More people are interested in Apple’s most expensive product than in its smaller sibling, the Mac Studio, but that may yet change after the company’s latest refresh that saw the Mac Pro and the Mac Studio get exactly the same components with the only significant difference being the expansion capability of the Mac Pro (alongside a much more powerful PSU) and a much higher price tag.
The future of the Mac Pro as one of the best workstations around, hinges on what to make of that feature; currently, it is the only Apple product that can be modified post purchase, but compared to previous generations where you could swap the GPU, SSD, memory modules etc, the new Apple Silicon Mac Pro is seriously limited.
You can’t plug in a GPU (or an external GPU for that after) and Apple seems to be happy that you don’t need to plug in its own $2,000 accelerator card. Its press release even promotes it as a freebie, saying Now every Mac Pro has the performance of not just one but seven Afterburner cards built in. That also presumably applies to the Mac Studio.

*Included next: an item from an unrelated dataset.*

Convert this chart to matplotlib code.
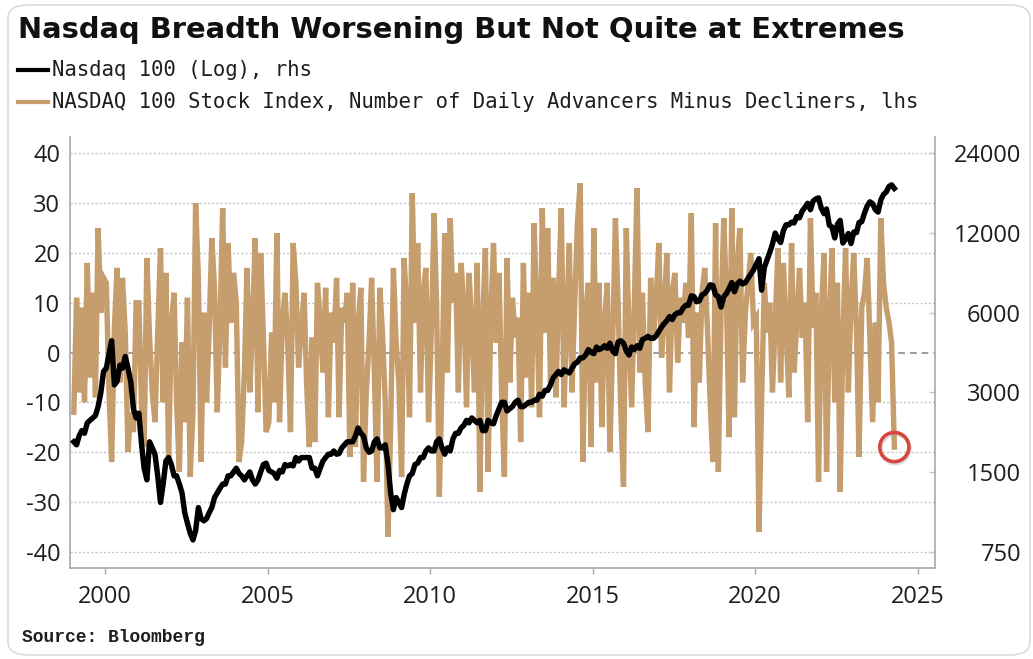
import numpy as np
import pandas as pd
import matplotlib
matplotlib.use("Agg")
import matplotlib.pyplot as plt
import matplotlib.patheffects as pe
from matplotlib.lines import Line2D
from matplotlib.patches import FancyBboxPatch
from matplotlib.ticker import NullLocator

# Nasdaq 100 advancers minus decliners (monthly readings, lhs), Jan 1999 .. Apr 2024
breadth = [
    -12, 11, -8, 9, -10, 18, -5, 12, -9, 25, 8, 15,        # 1999
    14, -8, -22, 5, 17, -6, 15, 4, -20, -12, -16, 10,      # 2000
    10, -12, -19, 19, 3, -8, -14, 4, 21, -10, 16, -22,     # 2001
    6, 12, -10, -24, 2, -14, 11, -25, -12, 30, 15, -22,    # 2002
    8, -10, 4, 23, 13, -12, 5, 29, -3, 22, 6, 16,          # 2003
    10, -22, -18, -4, 17, -8, 6, 23, -12, 20, 3, -16,      # 2004
    -14, 4, -10, 24, -14, 6, 12, 2, -16, 22, 14, -3,       # 2005
    5, 12, -6, -19, 3, -18, 14, 6, -4, 13, -13, 8,         # 2006
    2, 15, -13, 9, 6, 12, -21, 14, -19, 6, 13, -26,        # 2007
    -8, 2, 15, -4, -26, 13, 4, -10, -37, -15, 17, 2,       # 2008
    -6, -25, 19, 8, -13, 32, 6, 22, -8, 12, 17, -14,       # 2009
    4, 28, 10, -29, -6, 24, -4, 27, 10, 16, -8, 18,        # 2010
    10, -11, 16, 5, -8, 18, -28, 6, 21, -24, 8, 22,        # 2011
    2, 16, -8, -25, 19, -6, 11, 3, 7, -18, 18, -5,         # 2012
    12, -11, 26, 8, -13, 29, 4, 25, -6, 15, -9, 12,        # 2013
    29, -11, 6, 22, -8, 10, 26, 34, -22, 8, 14, -19,       # 2014
    25, -6, 14, -15, 6, 14, -20, 2, 27, 10, -12, -27,      # 2015
    25, 4, -11, 10, 33, -4, 12, -6, -16, 15, 3, 10,        # 2016
    22, -1, 8, 20, -8, 12, 16, -2, 11, 6, 14, 3,           # 2017
    28, -15, 8, -6, 12, 17, 5, -10, -22, 26, -24, 8,       # 2018
    27, 10, -17, 29, -13, 18, 25, -6, 8, 14, 20, 6,        # 2019
    7, -36, -10, 14, 4, 10, -8, 6, 21, -6, 18, 5,          # 2020
    -9, 22, -4, 6, 17, 3, 10, -14, 27, 5, 12, -26,         # 2021
    8, 20, -24, 6, 21, -10, 14, -28, 3, 21, -8, 10,        # 2022
    20, 4, -21, 9, 12, 19, 3, -14, 6, -10, 27, 14,         # 2023
    9, 6, 2, -19,                                          # 2024
]

# Nasdaq 100 index level (rhs, log scale), same months
ndx = [
    1950, 1900, 2050, 2150, 2100, 2300, 2350, 2400, 2450, 2650, 3000, 3600,
    3700, 4200, 4700, 3200, 3300, 3800, 3700, 4100, 3700, 3300, 2600, 2400,
    2500, 1900, 1550, 1400, 1950, 1850, 1750, 1450, 1150, 1350, 1650, 1700,
    1600, 1450, 1450, 1350, 1250, 1050, 960, 880, 830, 900, 1100, 1000,
    980, 1000, 1050, 1100, 1200, 1250, 1300, 1350, 1350, 1450, 1450, 1500,
    1550, 1480, 1450, 1400, 1450, 1500, 1400, 1350, 1400, 1500, 1600, 1620,
    1520, 1500, 1480, 1420, 1520, 1500, 1600, 1580, 1600, 1580, 1700, 1650,
    1700, 1700, 1700, 1700, 1550, 1550, 1450, 1550, 1650, 1700, 1750, 1750,
    1800, 1750, 1760, 1850, 1900, 1950, 1950, 1950, 2050, 2200, 2100, 2050,
    1850, 1780, 1800, 1950, 2000, 1850, 1850, 1900, 1600, 1250, 1080, 1200,
    1150, 1100, 1230, 1350, 1450, 1480, 1600, 1620, 1700, 1700, 1800, 1850,
    1800, 1800, 1950, 2000, 1850, 1750, 1850, 1800, 2000, 2100, 2100, 2200,
    2250, 2350, 2300, 2400, 2350, 2300, 2350, 2150, 2150, 2350, 2300, 2280,
    2450, 2600, 2750, 2750, 2550, 2600, 2650, 2750, 2800, 2650, 2650, 2700,
    2750, 2750, 2800, 2800, 2950, 2900, 3050, 3050, 3200, 3400, 3500, 3600,
    3500, 3650, 3600, 3550, 3700, 3850, 3900, 4050, 4050, 4150, 4350, 4250,
    4200, 4450, 4350, 4400, 4500, 4400, 4600, 4300, 4200, 4650, 4700, 4600,
    4300, 4150, 4450, 4350, 4500, 4400, 4750, 4800, 4880, 4800, 4800, 4900,
    5100, 5300, 5450, 5600, 5800, 5650, 5900, 6000, 6000, 6250, 6400, 6400,
    6950, 6900, 6600, 6650, 7000, 7100, 7300, 7650, 7600, 7000, 6900, 6300,
    6900, 7100, 7400, 7800, 7200, 7700, 7900, 7700, 7800, 8100, 8400, 8700,
    9150, 9600, 7300, 8900, 9500, 10150, 10900, 12000, 11400, 11050, 12250, 12900,
    12900, 13200, 13100, 13850, 13700, 14550, 15000, 15550, 14700, 15850, 16150, 16300,
    14900, 14200, 14800, 12850, 12650, 11500, 12950, 13400, 11000, 11400, 11950, 10950,
    12100, 12050, 13150, 13250, 14250, 15200, 15750, 15500, 14700, 14400, 16000, 16800,
    17150, 18000, 18250, 17700,
]

left_ticks = [-40, -30, -20, -10, 0, 10, 20, 30, 40]
right_ticks = [750, 1500, 3000, 6000, 12000, 24000]
year_ticks = [2000, 2005, 2010, 2015, 2020, 2025]

title = "Nasdaq Breadth Worsening But Not Quite at Extremes"
label_ndx = "Nasdaq 100 (Log), rhs"
label_breadth = "NASDAQ 100 Stock Index, Number of Daily Advancers Minus Decliners, lhs"
source = "Source: Bloomberg"

TAN = "#C69E6E"
GRID = "#c4c4c4"
SPINE = "#a8a8a8"
TXT = "#1e1e1e"

months = pd.date_range("1999-01-01", periods=len(breadth), freq="MS") + pd.Timedelta(days=14)

W, H = 1033, 659
fig = plt.figure(figsize=(W / 100, H / 100), dpi=100)

# rounded frame of the card
fig.add_artist(FancyBboxPatch((8 / W, 1 - 655 / H), (1030 - 8) / W, (655 - 5) / H,
                              boxstyle="round,pad=0,rounding_size=0.02",
                              transform=fig.transFigure, fc="none", ec="#d5dbe2", lw=1.2,
                              zorder=-5))

ax = fig.add_axes([70 / W, 1 - 568 / H, (935 - 70) / W, (568 - 137) / H])
ax.set_facecolor("none")

lim = 43.3
ax.set_ylim(-lim, lim)
ax.set_xlim(pd.Timestamp("1998-12-03"), pd.Timestamp("2025-07-16"))

for v in left_ticks:
    if v == 0:
        ax.axhline(v, color="#8c8c8c", lw=1.2, ls=(0, (4, 3)), zorder=0)
    else:
        ax.axhline(v, color=GRID, lw=1.0, ls=(0, (1.5, 1.5)), zorder=0)

ax.plot(months, breadth, color=TAN, lw=3.9, zorder=2, solid_joinstyle="miter")
ax.plot(months[-1], breadth[-1], marker="o", ms=21, mfc="none", mec="#d8463f", mew=2.6, zorder=4,
        path_effects=[pe.SimpleLineShadow(offset=(0.8, -1.5), shadow_color="#9aa4ad", alpha=0.35),
                      pe.Normal()])

ax.set_yticks(left_ticks)
ax.set_yticklabels([str(v) for v in left_ticks])
ax.set_xticks([pd.Timestamp(f"{y}-01-01") for y in year_ticks])
ax.set_xticklabels([str(y) for y in year_ticks])
ax.tick_params(axis="y", length=0, pad=7, labelsize=17, labelcolor=TXT)
ax.tick_params(axis="x", length=4, width=1, color=SPINE, pad=8, labelsize=17, labelcolor=TXT)
for lab in ax.get_xticklabels() + ax.get_yticklabels():
    lab.set_family("Open Sans")

for s in ["top", "right"]:
    ax.spines[s].set_visible(False)
for s in ["left", "bottom"]:
    ax.spines[s].set_color(SPINE)
    ax.spines[s].set_linewidth(1.2)

# right axis: log scale aligned so 24000 <-> 40 and 750 <-> -40
ax2 = ax.twinx()
ax2.set_yscale("log")
k = 2 ** ((lim - 40) / 16)
ax2.set_ylim(750 / k, 24000 * k)
ax2.plot(months, ndx, color="black", lw=3.9, zorder=3, solid_joinstyle="round")
ax2.set_yticks(right_ticks)
ax2.set_yticklabels([str(v) for v in right_ticks])
ax2.yaxis.set_minor_locator(NullLocator())
ax2.tick_params(axis="y", direction="in", length=4, width=1, color="#c8c8c8", pad=62,
                labelsize=17, labelcolor=TXT)
for lab in ax2.get_yticklabels():
    lab.set_ha("right")
    lab.set_family("Open Sans")
for s in ["top", "left", "bottom"]:
    ax2.spines[s].set_visible(False)
ax2.spines["right"].set_color(SPINE)
ax2.spines["right"].set_linewidth(1.2)

# title, legend, source
fig.text(18 / W, 1 - 30 / H, title, fontsize=20.9, fontweight="bold", va="center", color="#111111")

fig.add_artist(Line2D([18 / W, 48 / W], [1 - 70 / H] * 2, color="black", lw=3, transform=fig.transFigure))
fig.text(52 / W, 1 - 70 / H, label_ndx, family="DejaVu Sans Mono", fontsize=14.9, va="center", color=TXT)
fig.add_artist(Line2D([18 / W, 48 / W], [1 - 102 / H] * 2, color=TAN, lw=3, transform=fig.transFigure))
fig.text(52 / W, 1 - 102 / H, label_breadth, family="DejaVu Sans Mono", fontsize=14.9, va="center", color=TXT)

fig.text(22 / W, 1 - 638 / H, source, family="Liberation Mono", fontweight="bold", fontsize=13,
         va="center", color=TXT)

fig.savefig("out.png", dpi=100)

Apple’s use cases include DSP cards, SDI I/O cards as well as storage and networking: a look at the cards listed in the keynote confirms this.
Mac Pro set to die a slow death?
I reached out to two experts from Puget Systems, a boutique PC workstation vendor to comment on the Mac Pro announcement. Even if they compete with Apple for a share of the workstation pie and their views may reflect some bias, both point out to what looks like obvious shortcomings.
Apple specifically calls out rendering performance in Octane, Redshift and Blender in the keynote and, according to Kelly Shipman, the company’s resident hardware expert, the lack of GPU support is very limiting for rendering.
“The 192GB shared memory is nice for extremely large scenes, but if the scene is that large, then it will also need a significant amount of computational power to render quickly. Because the new M2 Ultra is essentially two M2 Max working as one, we can look at public results from Blender and Redshift to get a sense of how they compare,” he noted.
“In Blender, a 38 core M2 Max has a score of 1900, so the M2 Ultra should be just shy of 4000. This puts it in range of an NVIDIA GeForce RTX 3070 Ti, while an RTX 4090 is 13,000. A similar story can be seen in Redshift where the predicted render time will be 4 minutes, roughly in the 3070 range, while a 4090 is just 1 minute.”
“However, because the Mac Pro does not support additional GPUs, the system cannot be upgraded to a faster render, and cannot benefit from having multiple GPUs in the same system. The previous Mac Pros allowed for multiple GPUs giving artists ways to improve their render times. This is unfortunate as many of these 3D applications have been putting in a lot of effort to get their renderers onto OSX, but Apple has chosen to step away from GPU support.”
That final point is one aspect worth dwelling on: the last Intel-based Mac Pro was launched four years ago and we cannot predict when the next one will be unveiled. The Mac Studio has, seemingly, embraced a yearly refresh cadence. So should creative professionals stick to the current Mac Pro, knowing that they may or may not be in a position to upgrade next year or just bite the bullet and move to the far cheaper Mac Studio and change every year?
I believe (and it is a sentiment shared with other in the industry) that the Mac Studio is going to be more popular as Apple eliminates any core component differentiation. As Matt Bach, from Puget Systems puts it, “Without GPU support, I honestly don’t really know what you would use all the PCIe slots for on the Mac Pro”.